Governor Laura Kelly’s call for a bipartisan, Kansas-specific plan to expand Medicaid coverage took an important step forward Monday with the first meeting of the Governor’s Council on Medicaid Expansion.

“Many Kansans struggle to cover the costs of basic health care. Some people can’t afford coverage at all. The status quo is not working for Kansans,” Kelly said. “No family should have to choose between health coverage and paying the mortgage.”

Medicaid expansion would provide access to affordable healthcare for approximately 150,000 Kansans who fall in the “coverage gap,” where an individual does not qualify for Medicaid, but does not make enough to afford healthcare.

In the 2019 legislative session, Governor Kelly presented a Medicaid expansion plan with bipartisan support that mirrored a similar bill that passed both chambers in 2017, but the bill was ultimately vetoed by then-Governor Sam Brownback.

Last session the House of Representatives passed the Governor’s bill, but the Senate did not allow a vote. Instead, the Senate promised to vote on a Medicaid expansion bill in the early months of the 2020 legislative session.

“As I’ve made clear, Medicaid expansion tops my 2020 priority list,” Kelly said. “I was encouraged that both chambers and both parties ended the last session in agreement: 2020 will be the year we finally get this done.

“After all the years Kansans have had to wait for Medicaid expansion, we must get this right.

“That’s why we need some kind of ‘compass’ to help prevent things from veering too far off course should unvetted, risky policies surface at the end of the process. I hope whatever you come up with can be used as one tool to help evaluate whether various ideas move us closer to —  or further away from — our desired outcomes as a state.”

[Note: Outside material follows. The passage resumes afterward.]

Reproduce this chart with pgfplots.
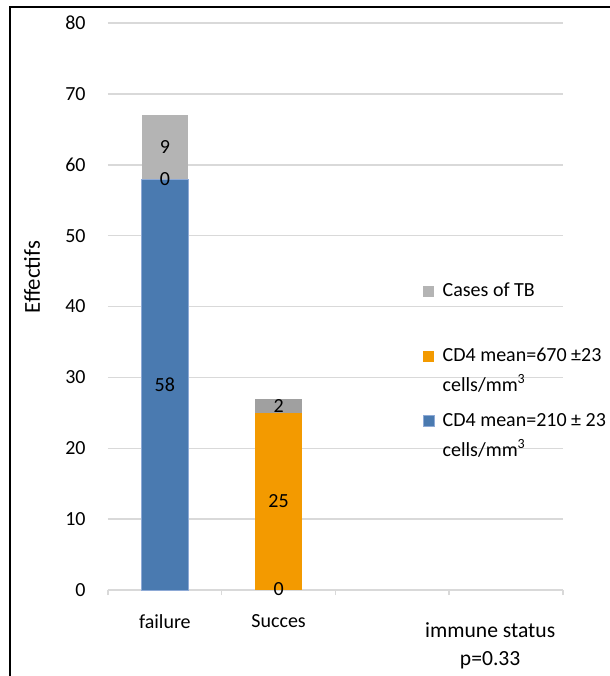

Governor Kelly asked the Council to focus on two questions:

  1. What do we need Medicaid expansion to achieve for Kansas?
  2. What can we learn from other expansion states that will help — or hinder — those goals?

“Good public policy is the product of thoughtful, bipartisan discussions, supported by data-driven decision-making. That’s the conversation I am asking this Council to have,” Kelly said. 

Among discussed items during the initial Council meeting:

  1. A review of the Medicaid expansion landscape across the U.S., with a focus on the fiscal and health impacts associated with expansion as well the different policy levers used in implementation. Overall, expansion states saw a substantial decline in the uninsured rate for non-elderly adults, as well as improved financial and health outcomes for recipients.
  2. An overview of the Kansas Medicaid system, KanCare, and the promising impact of expansion on access to preventative and behavioral healthcare for low-income Kansans.
  3. Presentations by experts from Montana and Ohio on the economic and health outcomes associated with expansion. Montana found that Medicaid made it easier for residents to find work, generated about $30 million in yearly cost savings, and increased access to care for veterans and their families. Ohio saw similar benefits, noting expansion’s role increasing the state’s capacity for behavioral health services and decreasing medical debt for enrollees by half.

The Governor’s Council on Medicaid Expansion’s next meeting is Oct. 29.